Place chicken patty in microwave, turn on. Put water and salt in pan for grits. Put skillet on burner, preheat for potstickers, add oil. Get eggs and two kinds of cheese out of fridge. Remove chicken patty from microwave, place on bread, place in toaster oven with slice of Tillamook sharp cheddar cheese -- set on "toast". Put frozen potstickers in skillet, cook for two minutes. Place omelette pan on burner, preheat. Add grits to boiling water. Add one cup water to potstickers, cover, set timer for eight minutes. Stir grits again. Add butter to omelette pan, beat eggs, season, pour into omelette pan. Plate chicken patty sandwich with yogurt. Stir grits. Add cheese -- shredded cheddar/jack blend (yes, I buy the big bags from Costco) and grated parmesan/asiago (no, I grate my own) -- to omelette. Stir grits. Flip & plate omelette. Plate grits next to omelette, with butter and cheese. Remove potstickers from heat. Plate, and explain to child that he really does need to eat something other than just potstickers for dinner -- maybe some yogurt?

All the while having a conversation with the nine-year-old about the fact that C.S. Lewis and J.R.R. Tolkien were contemporaries and friends.

Total elapsed time: 15 minutes. Okay, so it's convenience and comfort foods, but that's still not shabby. If I hadn't been making the potstickers, I could have done it in ten. And I can do similar feats with real food -- i.e., things with actual vitamin and mineral content.

And you know what? I could have done that with a camera rolling.
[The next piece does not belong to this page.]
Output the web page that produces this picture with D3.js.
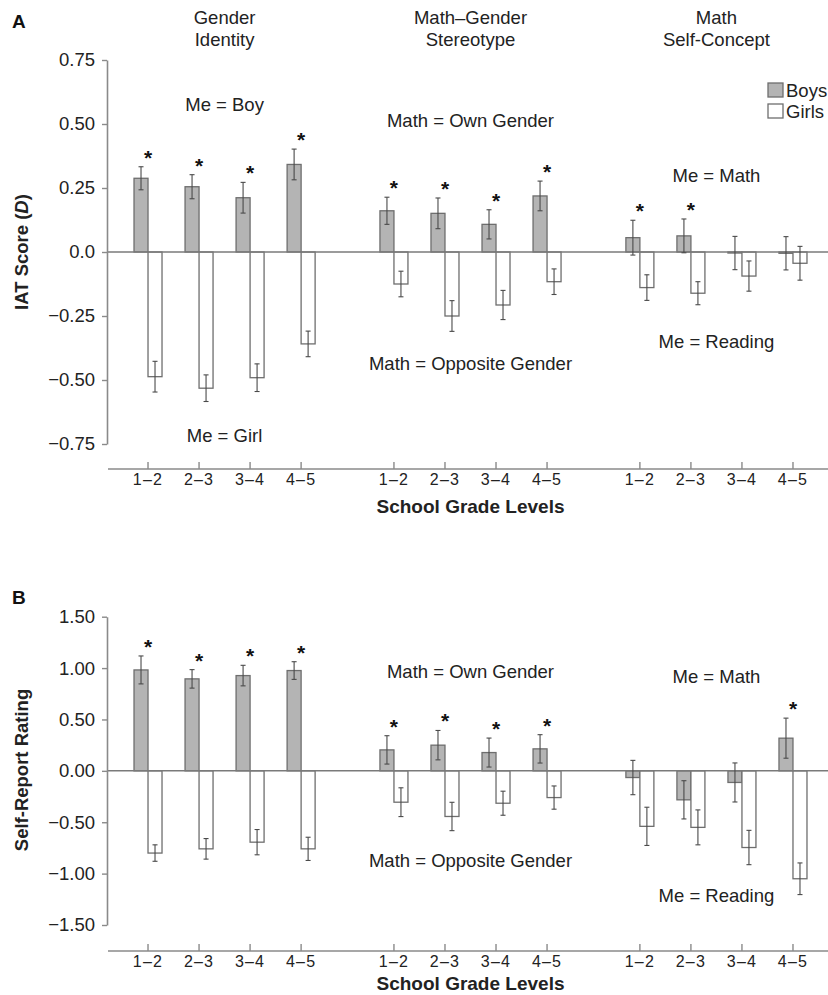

I've never had to cook under the glare of the spotlights, but I have had to deal with "is it done yet?,""why can't we have tortellini?"(from one child), "but I don't like tortellini"(from another), "do we have to have meat sauce?," "you made what he liked last night, why can't you make what I like tonight?," "Ewwwww garlic," "it's not my night to do the dishes," "Hon, I have to leave in ten minutes," "it's not my night to clear the table," and the ever popular "can I make my own dinner?"

I am Mom. See me multitask.




*Seriously, he was running through the woods shooting imaginary bears; okay, pictures of imaginary bears. All as part of a USGS defense against wild animals course he is required to complete in order to do field work.